[START]

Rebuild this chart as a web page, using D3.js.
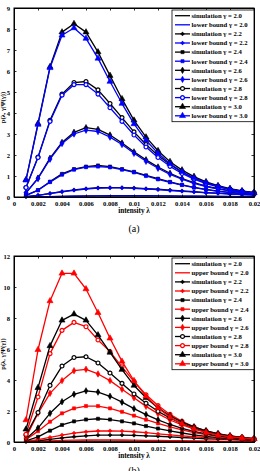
<!DOCTYPE html>
<html><head><meta charset="utf-8">
<script src="https://cdn.jsdelivr.net/npm/d3@7"></script>
<style>
html,body{margin:0;padding:0;background:#fff;}
svg{display:block;}
text{font-family:"Liberation Serif","Times New Roman",serif;}
</style></head>
<body><div id="chart"></div>
<script>
const lambda = [0.001,0.002,0.003,0.004,0.005,0.006,0.007,0.008,0.009,0.010,0.011,0.012,0.013,0.014,0.015,0.016,0.017,0.018,0.019,0.020];
const gammas = ["2.0","2.2","2.4","2.6","2.8","3.0"];
const xTicks = [0,0.002,0.004,0.006,0.008,0.01,0.012,0.014,0.016,0.018,0.02];
const xTickLabels = ["0","0.002","0.004","0.006","0.008","0.01","0.012","0.014","0.016","0.018","0.02"];
const yTicksA = [0,1,2,3,4,5,6,7,8,9];
const yTicksB = [0,2,4,6,8,10,12];

// simulation
const sim20 = [0.003,0.01,0.02,0.03,0.04,0.05,0.055,0.06,0.06,0.06,0.06,0.055,0.05,0.045,0.04,0.035,0.03,0.025,0.02,0.02];
const sim22 = [0.02,0.08,0.17,0.26,0.34,0.40,0.44,0.45,0.45,0.43,0.40,0.37,0.33,0.29,0.25,0.21,0.18,0.15,0.12,0.10];
const sim24 = [0.08,0.33,0.73,1.10,1.33,1.45,1.50,1.45,1.33,1.20,1.03,0.87,0.72,0.58,0.46,0.36,0.28,0.22,0.17,0.13];
const sim26 = [0.20,0.90,1.85,2.60,3.08,3.30,3.22,2.95,2.57,2.15,1.77,1.43,1.13,0.88,0.68,0.52,0.40,0.30,0.22,0.17];
const sim28 = [0.45,1.90,3.65,4.90,5.45,5.50,5.10,4.45,3.78,3.10,2.50,1.98,1.55,1.18,0.90,0.68,0.51,0.38,0.28,0.21];
const sim30 = [0.82,3.50,6.20,7.85,8.25,7.85,6.90,5.78,4.67,3.65,2.85,2.20,1.68,1.28,0.97,0.72,0.54,0.40,0.29,0.21];
// lower bound
const low20 = [0.003,0.01,0.02,0.03,0.035,0.045,0.05,0.055,0.055,0.055,0.055,0.05,0.045,0.04,0.035,0.03,0.025,0.02,0.02,0.015];
const low22 = [0.02,0.08,0.16,0.25,0.32,0.38,0.42,0.43,0.43,0.41,0.38,0.35,0.31,0.27,0.24,0.20,0.17,0.14,0.12,0.09];
const low24 = [0.08,0.32,0.71,1.06,1.30,1.42,1.45,1.41,1.30,1.17,1.00,0.84,0.70,0.57,0.45,0.35,0.27,0.21,0.16,0.12];
const low26 = [0.20,0.88,1.80,2.55,3.00,3.18,3.12,2.85,2.50,2.08,1.70,1.37,1.08,0.85,0.65,0.50,0.38,0.29,0.21,0.16];
const low28 = [0.45,1.88,3.60,4.85,5.35,5.35,4.90,4.25,3.60,2.95,2.38,1.88,1.46,1.12,0.85,0.64,0.48,0.36,0.27,0.20];
const low30 = [0.80,3.45,6.15,7.70,8.05,7.55,6.60,5.50,4.45,3.48,2.70,2.08,1.58,1.20,0.90,0.68,0.50,0.37,0.27,0.20];
// upper bound
const up20 = [0.01,0.04,0.07,0.10,0.12,0.13,0.14,0.14,0.13,0.12,0.11,0.10,0.09,0.08,0.07,0.06,0.05,0.04,0.03,0.03];
const up22 = [0.04,0.15,0.30,0.45,0.57,0.66,0.71,0.72,0.70,0.66,0.60,0.53,0.46,0.40,0.34,0.28,0.23,0.19,0.15,0.12];
const up24 = [0.15,0.70,1.31,1.85,2.17,2.32,2.32,2.17,1.95,1.70,1.44,1.20,0.97,0.78,0.61,0.47,0.36,0.28,0.21,0.16];
const up26 = [0.30,1.85,3.14,3.96,4.60,4.69,4.39,3.96,3.40,2.85,2.30,1.83,1.42,1.10,0.84,0.63,0.47,0.35,0.26,0.20];
const up28 = [0.50,2.90,5.70,7.20,7.72,7.44,6.58,5.83,4.85,3.90,3.05,2.35,1.78,1.33,0.98,0.72,0.53,0.39,0.29,0.22];
const up30 = [1.42,5.95,9.10,10.88,10.88,9.87,8.34,6.69,5.20,3.95,2.95,2.20,1.60,1.17,0.85,0.62,0.45,0.34,0.26,0.20];

const simAll = [sim20,sim22,sim24,sim26,sim28,sim30];
const lowAll = [low20,low22,low24,low26,low28,low30];
const upAll  = [up20,up22,up24,up26,up28,up30];

const BLACK="#000000", BLUE="#0000ff", RED="#ff0000";
const markerTypes = [null, d3.symbolCross, d3.symbolSquare, d3.symbolDiamond, d3.symbolCircle, d3.symbolTriangle];
const markerSizes = [0, 6, 10, 12, 12, 16];

const W=260, H=471;
const svg = d3.select("#chart").append("svg").attr("width",W).attr("height",H);

function drawMarker(g, i, cx, cy, color){
  if(!markerTypes[i]) return;
  const hollow = (i===4);
  g.append("path")
    .attr("d", d3.symbol().type(markerTypes[i]).size(markerSizes[i])())
    .attr("transform",`translate(${cx},${cy})`)
    .attr("fill", hollow ? "#fff" : color)
    .attr("stroke", color)
    .attr("stroke-width", hollow ? 1.2 : 0.6);
}

function panel(cfg){
  const x = d3.scaleLinear().domain([0,0.02]).range([cfg.left,cfg.right]);
  const y = d3.scaleLinear().domain([0,cfg.ymax]).range([cfg.bottom,cfg.top]);
  const g = svg.append("g");

  const line = d3.line().x((d,i)=>x(lambda[i])).y(d=>y(d));
  const series = [];
  for(let i=0;i<6;i++){
    series.push({vals:simAll[i], color:BLACK, m:i});
    series.push({vals:cfg.bound[i], color:cfg.bcolor, m:i});
  }
  series.forEach(s=>{
    g.append("path").attr("d",line(s.vals)).attr("fill","none")
      .attr("stroke",s.color).attr("stroke-width",1.3).attr("stroke-linejoin","round");
    s.vals.forEach((v,k)=>drawMarker(g,s.m,x(lambda[k]),y(v),s.color));
  });

  // box
  g.append("rect").attr("x",cfg.left).attr("y",cfg.top)
    .attr("width",cfg.right-cfg.left).attr("height",cfg.bottom-cfg.top)
    .attr("fill","none").attr("stroke","#000").attr("stroke-width",1);

  // axes
  const xa = d3.axisBottom(x).tickValues(xTicks).tickSizeInner(-2.5).tickSizeOuter(0)
    .tickFormat((d,i)=>xTickLabels[i]).tickPadding(4.5);
  const gx = g.append("g").attr("transform",`translate(0,${cfg.bottom})`).call(xa);
  const xt = d3.axisTop(x).tickValues(xTicks).tickSizeInner(-2.5).tickSizeOuter(0).tickFormat("");
  const gxt = g.append("g").attr("transform",`translate(0,${cfg.top})`).call(xt);
  const ya = d3.axisLeft(y).tickValues(cfg.yticks).tickSizeInner(-2.5).tickSizeOuter(0)
    .tickFormat(d3.format("d")).tickPadding(4);
  const gy = g.append("g").attr("transform",`translate(${cfg.left},0)`).call(ya);
  const yr = d3.axisRight(y).tickValues(cfg.yticks).tickSizeInner(-2.5).tickSizeOuter(0).tickFormat("");
  const gyr = g.append("g").attr("transform",`translate(${cfg.right},0)`).call(yr);
  [gx,gxt,gy,gyr].forEach(a=>{
    a.select(".domain").attr("stroke","#000").attr("stroke-width",1);
    a.selectAll(".tick line").attr("stroke","#000").attr("stroke-width",0.8);
    a.selectAll("text").attr("font-family","Liberation Serif, serif").attr("font-weight","bold")
      .attr("font-size",6.6).attr("fill","#000");
  });

  // axis labels
  g.append("text").attr("x",(cfg.left+cfg.right)/2).attr("y",cfg.bottom+15.5)
    .attr("text-anchor","middle").attr("font-weight","bold").attr("font-size",7.2)
    .text("intensity λ");
  g.append("text").attr("transform",`translate(4.5,${(cfg.top+cfg.bottom)/2+5}) rotate(-90)`)
    .attr("text-anchor","middle").attr("font-weight","bold").attr("font-size",6.5)
    .text("p(λ, γ|Ψ(γ))");
  g.append("text").attr("x",(cfg.left+cfg.right)/2).attr("y",cfg.capY)
    .attr("text-anchor","middle").attr("font-size",10).text(cfg.caption);

  // legend
  const lg = g.append("g");
  const rowH = 9.1;
  lg.append("rect").attr("x",172).attr("y",cfg.top+2).attr("width",cfg.right-172)
    .attr("height",12*rowH+2.5).attr("fill","#fff").attr("stroke","#000").attr("stroke-width",0.8);
  for(let r=0;r<12;r++){
    const i = Math.floor(r/2);
    const isSim = r%2===0;
    const color = isSim?BLACK:cfg.bcolor;
    const cy = cfg.top+7.7+r*rowH;
    lg.append("line").attr("x1",175).attr("x2",190).attr("y1",cy).attr("y2",cy)
      .attr("stroke",color).attr("stroke-width",1.3);
    drawMarker(lg,i,182.5,cy,color);
    lg.append("text").attr("x",191.5).attr("y",cy+2.3).attr("font-weight","bold")
      .attr("font-size",6.7).attr("fill","#000")
      .text((isSim?"simulation":cfg.bname)+" γ = "+gammas[i]);
  }
}

panel({top:8,bottom:197,left:14,right:254,ymax:9,yticks:yTicksA,bound:lowAll,bcolor:BLUE,
       bname:"lower bound",caption:"(a)",capY:232});
panel({top:256,bottom:442,left:14,right:254,ymax:12,yticks:yTicksB,bound:upAll,bcolor:RED,
       bname:"upper bound",caption:"(b)",capY:474});
</script></body></html>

[END]

=== Task brief ===
Pictures are excluded: retype only the lines from the beginning of the listing above through the line with "const yTicksB = [0,2,4,6,8,10,12];", both included.

=== Task response ===
Rebuild this chart as a web page, using D3.js.
<!DOCTYPE html>
<html><head><meta charset="utf-8">
<script src="https://cdn.jsdelivr.net/npm/d3@7"></script>
<style>
html,body{margin:0;padding:0;background:#fff;}
svg{display:block;}
text{font-family:"Liberation Serif","Times New Roman",serif;}
</style></head>
<body><div id="chart"></div>
<script>
const lambda = [0.001,0.002,0.003,0.004,0.005,0.006,0.007,0.008,0.009,0.010,0.011,0.012,0.013,0.014,0.015,0.016,0.017,0.018,0.019,0.020];
const gammas = ["2.0","2.2","2.4","2.6","2.8","3.0"];
const xTicks = [0,0.002,0.004,0.006,0.008,0.01,0.012,0.014,0.016,0.018,0.02];
const xTickLabels = ["0","0.002","0.004","0.006","0.008","0.01","0.012","0.014","0.016","0.018","0.02"];
const yTicksA = [0,1,2,3,4,5,6,7,8,9];
const yTicksB = [0,2,4,6,8,10,12];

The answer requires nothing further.